By the Numbers
In CLOs, it pays for now to play in secondary
This document is intended for institutional investors and is not subject to all of the independence and disclosure standards applicable to debt research reports prepared for retail investors.
The secondary market in CLOs now trades at wider spreads than the primary market for securities with similar risk, making the secondary a much better place for relative value. Liquid ‘AAA’ classes, for example, lately have offered spreads in secondary as much as 16 bp wider than similar securities at new issue. For investors that can aggregate positions over time, there is size and opportunity.
The secondary CLO market has seen heavy selling in recent weeks while the flow of new CLOs into the market has generally slowed. The median weekly volume of bid lists for ‘AAA’ CLOs, for example, ran at $219 million in 2021 but has jumped to $698 million this year (Exhibit 1). And ‘AAA’ bid list volume in the past four weeks has exceeded even this year’s elevated median volume.
Exhibit 1. US ‘AAA’ CLOs weekly bid list volume has jumped this year
Source: Amherst Pierpont Securities, Kopen Technologies
By contrast, the issuance of new CLOs had a slow start this year with uncertainties around the LIBOR-to-SOFR transition and steadily widening CLO debt spreads—often without similar widening in leveraged loans. The median weekly CLO new issuance volume year-to-date is $2.8 billion, and it takes CLO managers a longer time to get a deal closed in today’s market (Exhibit 2). It is also worth noting that a handful of deals closed recently used structures other than the traditional 5NC2, signaling the challenging economics of a traditional structure and the need for shorter structures and static structures to lower the cost of funds.
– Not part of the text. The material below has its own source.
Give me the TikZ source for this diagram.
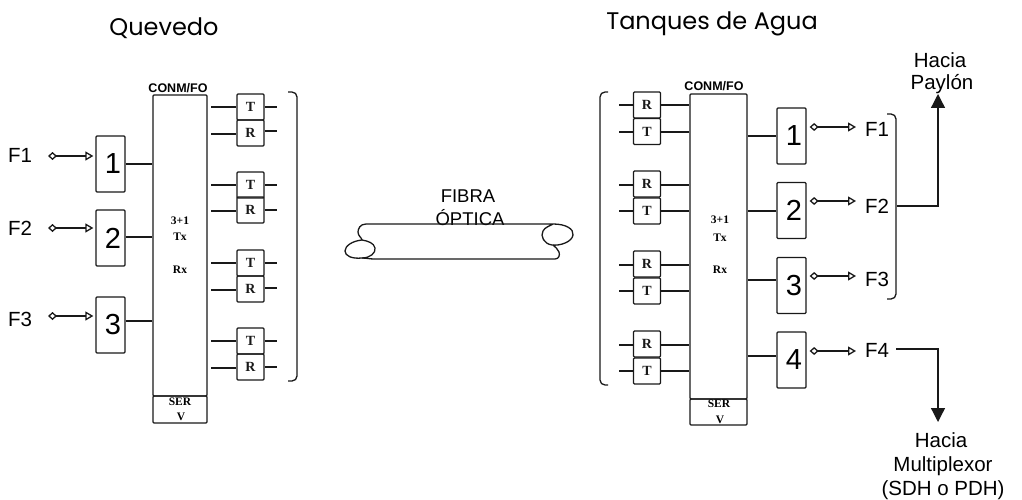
\documentclass[tikz,border=0pt]{standalone}
\usepackage{fontspec}
\setmainfont{Liberation Sans}
\newfontfamily\titlefont{Poppins}
\newfontfamily\labelserif{Liberation Serif}
\usetikzlibrary{arrows.meta}
\tikzset{
  ln/.style={line width=1.3pt,black!90},
  boxnode/.style={draw,ln,rounded corners=1pt,inner sep=0pt},
  bigbox/.style={boxnode,minimum width=54pt},
  numbox/.style={boxnode,minimum width=29pt,minimum height=56pt,font=\fontsize{29}{29}\selectfont},
  trbox/.style={boxnode,minimum width=27pt,minimum height=26pt,font=\labelserif\bfseries\fontsize{14}{14}\selectfont},
  flabel/.style={inner sep=0pt,font=\fontsize{20.5}{20.5}\selectfont},
  hacia/.style={font=\fontsize{20.5}{20.5}\selectfont},
  titletext/.style={font=\titlefont\fontsize{24}{24}\selectfont},
  smallserif/.style={font=\labelserif\bfseries\fontsize{11.5}{11.5}\selectfont},
  conm/.style={font=\bfseries\fontsize{12.5}{12.5}\selectfont},
  duplex/.style={ln,{Diamond[open,length=9pt,width=8pt,line width=1.3pt]}-{Triangle[open,length=8pt,width=9pt,line width=1.3pt]}},
  toward/.style={ln,-{Triangle[length=14pt,width=14pt]}},
  brace/.style={ln,rounded corners=5pt},
}
\begin{document}
\begin{tikzpicture}[x=1pt,y=-1pt]
\useasboundingbox (0,0) rectangle (1022,500);
% titles
\node[titletext] (tq) at (164,28) {Quevedo};
\node[titletext] (tt) at (712,24) {Tanques de Agua};
% ---------- left station
\node[bigbox,minimum height=301pt] (L) at (180,245.5) {};
\node[bigbox,minimum height=27pt] (Ls) at (180,409.5) {};
\node[conm] (Lc) at (178,88) {CONM/FO};
\node[smallserif] (L31) at (180,221) {3+1};
\node[smallserif] (Ltx) at (180,237) {Tx};
\node[smallserif] (Lrx) at (180,270) {Rx};
\node[smallserif] (Lsa) at (180,402) {SER};
\node[smallserif] (Lsb) at (181,417) {V};
\foreach \n/\t/\yb/\ya/\fy in {1/1/164/156/155,2/2/238/228/228,3/3/325/316/319}{
  \node[numbox] (Lb\n) at (110.5,\yb) {};
  \node[font=\fontsize{29}{29}\selectfont] (Ln\n) at (113,\yb) {\t};
  \node[flabel,anchor=west] (Lf\n) at (8,\fy) {F\n};
  \coordinate (La\n) at (48,\ya);
  \draw[duplex,shorten >=2pt] (La\n) -- (Lb\n.west |- La\n);
}
\foreach \n/\y in {1/164,2/237,3/321}{
  \draw[ln] (Lb\n.east |- 0,\y) -- (L.west |- 0,\y);
}
\foreach \n/\ya/\yb/\ra/\rb in {1/107/134/107/131,2/185/211/185/210,3/263/290/263/288,4/341/368/341/367}{
  \node[trbox] (LT\n) at (250.5,\ya) {T};
  \node[trbox] (LR\n) at (250.5,\yb-1) {R};
  \coordinate (Lia\n) at (211,\ya);
  \coordinate (Lib\n) at (211,\yb);
  \coordinate (Loa\n) at (277,\ra);
  \coordinate (Lob\n) at (277,\rb);
  \draw[ln] (Lia\n) -- (LT\n.west |- Lia\n);
  \draw[ln] (Lib\n) -- (LR\n.west |- Lib\n);
  \draw[ln] (LT\n.east |- Loa\n) -- (Loa\n);
  \draw[ln] (LR\n.east |- Lob\n) -- (Lob\n);
}
\coordinate (Lbr1) at (288,92);
\coordinate (Lbr2) at (297,92);
\coordinate (Lbr3) at (297,381);
\coordinate (Lbr4) at (288,381);
\draw[brace] (Lbr1) -- (Lbr2) -- (Lbr3) -- (Lbr4);
% ---------- fibre
\node[font=\fontsize{18.5}{18.5}\selectfont] (fa) at (468,196) {FIBRA};
\node[font=\fontsize{18.5}{18.5}\selectfont] (fb) at (470,218) {ÓPTICA};
\coordinate (ftl) at (366,224);
\coordinate (ftr) at (553,224);
\coordinate (fbl) at (374,259);
\coordinate (fbr) at (555,259);
\draw[ln] (ftl) -- (ftr)
  .. controls (566,224) and (574,229) .. (573,235)
  .. controls (572,242) and (560,246) .. (552,245)
  .. controls (544,244) and (540,236) .. (543,231)
  .. controls (545,227) and (550,226) .. (553,224);
\draw[ln] (ftl)
  .. controls (360,224) and (358,229) .. (358,232)
  .. controls (358,236) and (362,238) .. (362,240)
  .. controls (352,241) and (345,246) .. (345,251)
  .. controls (345,256) and (352,259) .. (362,258)
  .. controls (370,258) and (376,253) .. (375,248)
  .. controls (374,243) and (368,241) .. (362,240);
\draw[ln] (fbl) -- (fbr)
  .. controls (559,259) and (560,255) .. (559,252)
  .. controls (558,249) and (555,247) .. (553,245);
\draw[ln] (fbl) .. controls (370,259) and (366,258) .. (362,258);
% ---------- right station
\node[bigbox,minimum width=57pt,minimum height=305pt] (Rg) at (718.5,246.5) {};
\node[bigbox,minimum width=57pt,minimum height=26pt] (Rs) at (718.5,412) {};
\node[conm] (Rc) at (714,86) {CONM/FO};
\node[smallserif] (R31) at (720,220) {3+1};
\node[smallserif] (Rtx) at (720,238) {Tx};
\node[smallserif] (Rrx) at (720,270) {Rx};
\node[smallserif] (Rsa) at (719,404) {SER};
\node[smallserif] (Rsb) at (720,420) {V};
\foreach \n/\yt/\yb/\ia/\ib/\oa/\ob in {1/105/131.5/105/132/105/132,2/184/211/185/211/185/211,3/264/291/265/291/265/291,4/344/371/345/371/345/371}{
  \node[trbox] (RR\n) at (647,\yt) {R};
  \node[trbox] (RT\n) at (647,\yb) {T};
  \coordinate (Ria\n) at (619,\ia);
  \coordinate (Rib\n) at (619,\ib);
  \draw[ln] (Ria\n) -- (RR\n.west |- Ria\n);
  \draw[ln] (Rib\n) -- (RT\n.west |- Rib\n);
  \draw[ln] (RR\n.east |- 0,\oa) -- (Rg.west |- 0,\oa);
  \draw[ln] (RT\n.east |- 0,\ob) -- (Rg.west |- 0,\ob);
}
\coordinate (Rbr1) at (608,92);
\coordinate (Rbr2) at (600,92);
\coordinate (Rbr3) at (600,385);
\coordinate (Rbr4) at (608,385);
\draw[brace] (Rbr1) -- (Rbr2) -- (Rbr3) -- (Rbr4);
\foreach \n/\yb/\yc/\ya/\fy in {1/136/136/127/129,2/210.5/211/201/206,3/285.5/280/276/279,4/360/356/351/350}{
  \node[numbox] (Rb\n) at (791.5,\yb) {};
  \node[font=\fontsize{29}{29}\selectfont] (Rn\n) at (794,\yb) {\n};
  \node[flabel,anchor=west] (Rf\n) at (865,\fy) {F\n};
  \coordinate (Ra\n) at (856,\ya);
  \draw[duplex,shorten <=3pt] (Rb\n.east |- Ra\n) -- (Ra\n);
  \draw[ln] (Rg.east |- 0,\yc) -- (Rb\n.west |- 0,\yc);
}
\coordinate (Rbr5) at (887,114);
\coordinate (Rbr6) at (896,114);
\coordinate (Rbr7) at (896,299);
\coordinate (Rbr8) at (887,299);
\draw[brace] (Rbr5) -- (Rbr6) -- (Rbr7) -- (Rbr8);
\node[hacia] (h1) at (940,60) {Hacia};
\node[hacia] (h2) at (942,84) {Paylón};
\node[hacia] (h3) at (941,440) {Hacia};
\node[hacia] (h4) at (943,466) {Multiplexor};
\node[hacia] (h5) at (943,490) {(SDH o PDH)};
\coordinate (p0) at (897,206);
\coordinate (p1) at (938,94);
\coordinate (q0) at (896,349);
\coordinate (q1) at (938,422);
\draw[toward] (p0) -| (p1);
\draw[toward] (q0) -| (q1);
\end{tikzpicture}
\end{document}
Exhibit 2. US CLO weekly new issuance volume recently has slumped
Source: Amherst Pierpont Securities, Bloomberg
Some recent flows highlight the gap between secondary and primary markets. CIFC Funding 2022-1A Class A appeared on a May 3 bid list offered at a discount margin of SOFR + 162 bp. CIFC is a relatively liquid platform with $25 billion in AUM, and it is a programmatic issuer with four deals closed year-to-date with an aggregate new issue volume of $1.9 billion. Amherst Pierpont analysis of past CIFC new issues indicates its debt usually trades 0.26 standard deviations tighter than its peers. Another CIFC LIBOR-indexed bond, CIFC Funding 2021-6A Class A, traded in secondary on May 6 with price talk of $98.5 to $98.8, implying a SOFR-based discount margin around 160 bp. But on May 9, Invesco 2022-2 Class A1 priced at a discount margin of SOFR + 144 bp. Invesco also is a relatively liquid platform with $6.2 billion in AUM, and this is the second deal priced with year-to-date new issue volume of $1 billion. Amherst Pierpont analysis of past Invesco new issues shows its debt prices on average 0.24 standard deviations tighter than peers—very close to CIFC. A high-level loan attributes comparison across the CIFC and Invesco deals along with APS CLO manager model outputs show comparable risk (Exhibit 3).
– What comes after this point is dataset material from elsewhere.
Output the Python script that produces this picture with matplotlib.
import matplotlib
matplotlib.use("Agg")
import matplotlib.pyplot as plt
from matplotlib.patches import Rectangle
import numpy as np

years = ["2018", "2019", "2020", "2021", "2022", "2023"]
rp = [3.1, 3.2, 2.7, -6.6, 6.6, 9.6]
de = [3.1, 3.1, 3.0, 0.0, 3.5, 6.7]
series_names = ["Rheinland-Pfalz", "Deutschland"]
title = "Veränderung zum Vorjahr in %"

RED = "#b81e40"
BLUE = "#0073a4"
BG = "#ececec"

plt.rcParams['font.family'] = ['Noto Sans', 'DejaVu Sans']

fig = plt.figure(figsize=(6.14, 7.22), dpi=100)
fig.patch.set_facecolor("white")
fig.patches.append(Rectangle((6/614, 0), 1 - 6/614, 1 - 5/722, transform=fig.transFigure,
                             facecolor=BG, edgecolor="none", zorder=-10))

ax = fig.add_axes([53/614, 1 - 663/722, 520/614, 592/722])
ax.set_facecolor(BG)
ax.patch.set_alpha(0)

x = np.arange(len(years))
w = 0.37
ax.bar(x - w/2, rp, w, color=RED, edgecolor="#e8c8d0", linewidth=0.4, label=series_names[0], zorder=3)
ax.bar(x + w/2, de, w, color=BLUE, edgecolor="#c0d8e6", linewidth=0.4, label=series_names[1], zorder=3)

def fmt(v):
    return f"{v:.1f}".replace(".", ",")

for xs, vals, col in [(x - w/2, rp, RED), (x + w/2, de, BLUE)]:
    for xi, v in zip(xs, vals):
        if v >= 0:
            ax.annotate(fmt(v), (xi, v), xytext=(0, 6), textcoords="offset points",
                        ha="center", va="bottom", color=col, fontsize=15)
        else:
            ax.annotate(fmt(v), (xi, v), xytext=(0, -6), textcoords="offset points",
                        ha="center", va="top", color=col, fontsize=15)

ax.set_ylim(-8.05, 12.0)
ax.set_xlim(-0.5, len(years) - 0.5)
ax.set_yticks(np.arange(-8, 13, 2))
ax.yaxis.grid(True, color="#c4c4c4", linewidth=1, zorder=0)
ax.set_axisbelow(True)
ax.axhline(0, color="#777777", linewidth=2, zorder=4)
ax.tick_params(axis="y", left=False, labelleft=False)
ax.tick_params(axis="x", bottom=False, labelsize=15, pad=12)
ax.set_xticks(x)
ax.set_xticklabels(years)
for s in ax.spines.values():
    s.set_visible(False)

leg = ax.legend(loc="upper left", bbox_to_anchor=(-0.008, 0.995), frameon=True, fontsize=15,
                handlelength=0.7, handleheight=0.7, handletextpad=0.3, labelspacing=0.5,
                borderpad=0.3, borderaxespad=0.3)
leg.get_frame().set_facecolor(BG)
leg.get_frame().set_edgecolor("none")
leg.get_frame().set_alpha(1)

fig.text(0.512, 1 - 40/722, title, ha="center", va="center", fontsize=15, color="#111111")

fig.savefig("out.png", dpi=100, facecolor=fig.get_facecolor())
Exhibit 3. Comparable risk across CIFC and Invesco ‘AAA’
Source: Amherst Pierpont Securities, INTEX, KopenTechnologies
The heavy bid list volume in recent weeks has come with an increase in the share of bonds that do not trade and widening price talk in the secondary market. For example, the difference between the highest and the lowest cover for ‘AAA’ CLOs traded in a month was range-bound at 0.5 to 1.5 points last year, but the difference has increased to 5 to 6 points in the last two months (Exhibit 4). The wide secondary market is presenting opportunity for investors to find some good value. APS’s latest review of CLO managers performance can be found in the newly launched APS CLOutlook.
Exhibit 4. Price gaps and DNTs have jumped for ‘AAA’ CLOs in secondary
Note: DNT ratio is computed as the number of DNT bonds over number of posted securities in a month.